Curtis Doucette, Iris Development’s managing partner, said Bywater is an attractive neighborhood for people to live and work, but long-term residents have lately been pushed out.
“This is a neighborhood that was already diverse but also losing some of its residents because people couldn’t afford to stay there,” Doucette said, adding that he hopes the affordable apartments help current Bywater residents facing financial pressure and former residents looking to return.
Doucette said the below-market apartments allow for more units to be added to the building, but they also fall in line with the affordable housing goals of Iris Development and Green Coast Enterprises.
In the case of 2930 Burgundy, the developers committed to setting aside 15 percent — about 15 or 16 units – for lower-income residents for 50 years. Of those units, one-third will target residents earning 30 percent of the area’s median income, one-third for residents earning 50 percent and one-third for those earning 80 percent.
The market-rate monthly rents have tentatively been set for $1,300 for a studio, the high $1,600′s for a one-bedroom, the low-to-mid $2,000′s for a two bedroom and about $3,000 for the few three-bedroom units. The affordable apartments, depending on size and income, will range from $300 to $1,000 monthly, Doucette said.
The project also includes 5,000 square feet of shared community space for residents, including a rooftop deck, 2,700 square feet for retail such as a coffee shop or cafe, artist studio space and a 108-space parking garage.
The nonprofit Crescent City Community Land Trust, which also focuses on affordable housing, is providing financing for the project.
“As we’ve seen in the gentrification of the Bywater and with the recent example of evictions in the American Can Co. (apartments), affordable housing is challenging in New Orleans,” the trust’s executive director, Julius Kimbrough Jr., said in a news release. “We support projects that maintain and grow affordable housing.”
Lower-income residents of the American Can apartments in Mid-City recently discovered their rents would be going up — and out of reach — because an affordable housing requirement that was part of a property tax break on the initial renovation of the building was expiring after 15 years.
The density bonus for the Burgundy Street project is required for 50 years.
Will Bradshaw, president and co-founder of Green Coast Enterprises, said the development partners have had conversations with leaders at the nearby New Orleans Center for Creative Arts about how faculty and staff used to live near the school but have been forced to live much farther away because of the high cost to rent or buy in Bywater. Bradshaw said they are developing an agreement with NOCCA to offer apartments to faculty and staff.
The project as it’s proposed now couldn’t have happened without the density bonus, Bradshaw said, and the group will also be seeking a property tax break through the New Orleans Industrial Development Board.

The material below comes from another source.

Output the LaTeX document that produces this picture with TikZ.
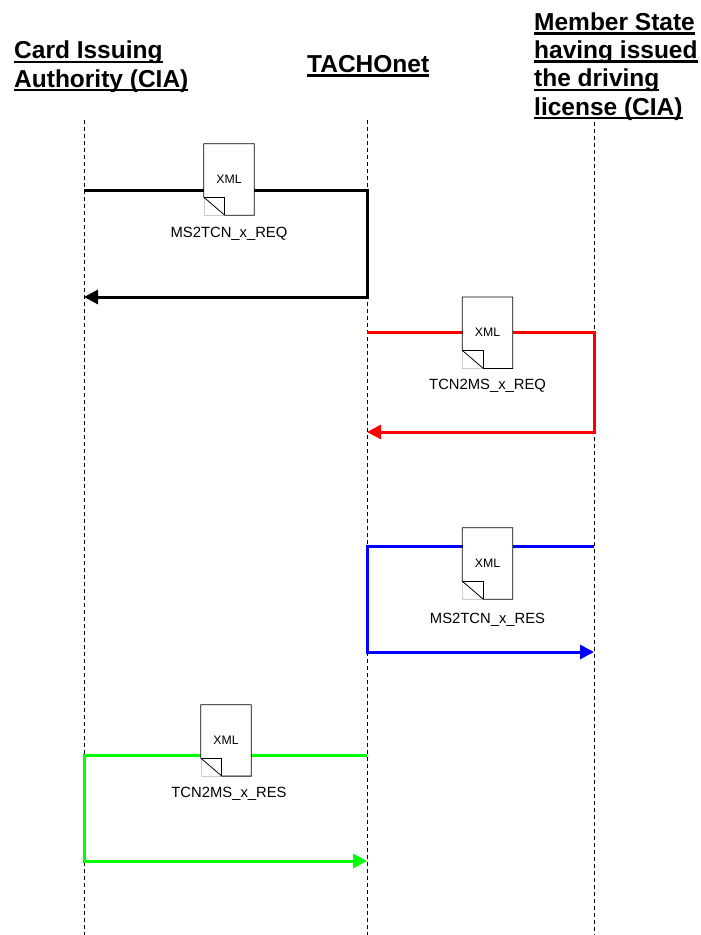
\documentclass[tikz,border=0pt]{standalone}
\usepackage{fontspec}
\setmainfont{Liberation Sans}
\usetikzlibrary{arrows.meta}

\newcommand\hdrul[1]{\setbox0=\hbox{#1}\rlap{\rule[-4.3pt]{\wd0}{2.6pt}}\box0}
\newcommand\xmlfold[1]{%
  \draw [gray!40] ([yshift=18pt]#1.south west) -- (#1.south west) -- ([xshift=21pt]#1.south west);
  \draw [line width=.8pt] (#1.north west) -- (#1.north east) -- (#1.south east) -- ([xshift=21pt]#1.south west) -- ([yshift=18pt]#1.south west) -- cycle;
  \draw [line width=.8pt] ([yshift=18pt]#1.south west) -- ([xshift=21pt,yshift=18pt]#1.south west) -- ([xshift=21pt]#1.south west);}

\tikzset{
  lifeline/.style={line width=.8pt, dash pattern=on 4pt off 3pt},
  msg/.style={line width=3pt, -{Triangle[length=14pt,width=14pt]}},
  xmldoc/.style={fill=white, minimum width=50pt, minimum height=71pt, inner sep=0pt, font=\fontsize{12.3}{14}\selectfont},
  msglabel/.style={anchor=base, inner sep=0pt, font=\fontsize{14.8}{17}\selectfont},
  header/.style={anchor=base west, inner sep=0pt, align=left, font=\fontsize{24.5}{28.2}\selectfont\bfseries},
}

\begin{document}
\begin{tikzpicture}[x=1pt, y=-1pt]
		\useasboundingbox (0,0) rectangle (701,935);

		% base anchor sits on the last line
		\node (cia) at (14,87) [header] {\hdrul{Card Issuing}\\\hdrul{Authority (CIA)}};
		\node (tcn) at (307,72.7) [header] {\hdrul{TACHOnet}};
		\node (ms) at (534,115) [header] {\hdrul{Member State}\\\hdrul{having issued}\\\hdrul{the driving}\\\hdrul{license (CIA)}};

		\draw [lifeline] (84,120) -- (84,935);
		\draw [lifeline] (367,120) -- (367,935);
		\draw [lifeline] (594,122) -- (594,935);

		% MS2TCN_x_REQ
		\coordinate (cia1) at (84,190);
		\coordinate (tcn1) at (367,190);
		\coordinate (cia2) at (84,297);
		\draw [msg, black] (cia1) -- (tcn1) |- (cia2);
		\node (doc1) at (229,179.5) [xmldoc] {XML};
		\xmlfold{doc1}
		\node (lab1) at (229,237.3) [msglabel] {MS2TCN\_x\_REQ};

		% TCN2MS_x_REQ
		\coordinate (tcn2) at (367,332);
		\coordinate (ms2) at (594,332);
		\coordinate (tcn3) at (367,432);
		\draw [msg, red] (tcn2) -- (ms2) |- (tcn3);
		\node (doc2) at (487.5,332.7) [xmldoc] {XML};
		\xmlfold{doc2}
		\node (lab2) at (487.6,389) [msglabel] {TCN2MS\_x\_REQ};

		% MS2TCN_x_RES
		\coordinate (ms3) at (594,546);
		\coordinate (tcn4) at (367,546);
		\coordinate (ms4) at (594,652);
		\draw [msg, blue] (ms3) -- (tcn4) |- (ms4);
		\node (doc3) at (487.5,563.5) [xmldoc] {XML};
		\xmlfold{doc3}
		\node (lab3) at (487.5,623.3) [msglabel] {MS2TCN\_x\_RES};

		% TCN2MS_x_RES
		\coordinate (tcn5) at (367,755);
		\coordinate (cia3) at (84,755);
		\coordinate (tcn6) at (367,861);
		\draw [msg, green] (tcn5) -- (cia3) |- (tcn6);
		\node (doc4) at (226,740.4) [xmldoc] {XML};
		\xmlfold{doc4}
		\node (lab4) at (229,797.3) [msglabel] {TCN2MS\_x\_RES};
\end{tikzpicture}
\end{document}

Green Coast recently marked the opening of a middle-income apartment building downtown at 234 Loyola Ave., a historic property known as The Pythian, a project that also received financing from the Crescent City Community Land Trust. Green Coast has also recently teamed up with the New Orleans Redevelopment Fund in developing a new-construction affordable condo building on Banks Street in Mid-City.
Doucette said the developers have listened to neighbors’ concerns and added a second entrance-exit to the parking area to help with traffic flow and set back the upper floors of the 55-foot-tall building to reduce the height impact on nearby neighbors.
The Burgundy Street project is the latest example of the recent trend in New Orleans of developers tackling new construction apartment projects, after a wave of historic large-scale renovations. Vacant parking lots and old industrial property have become hot targets.
Housing leaders in City Hall have been considering a new inclusionary zoning policy, which would require developers in pricey neighborhoods such as Bywater to set aside a certain number of units — as much as 12 percent — for below-market rents when building multi-family projects. For now, the city has made the program voluntary — offering added density as a bonus for dedicated low-income housing.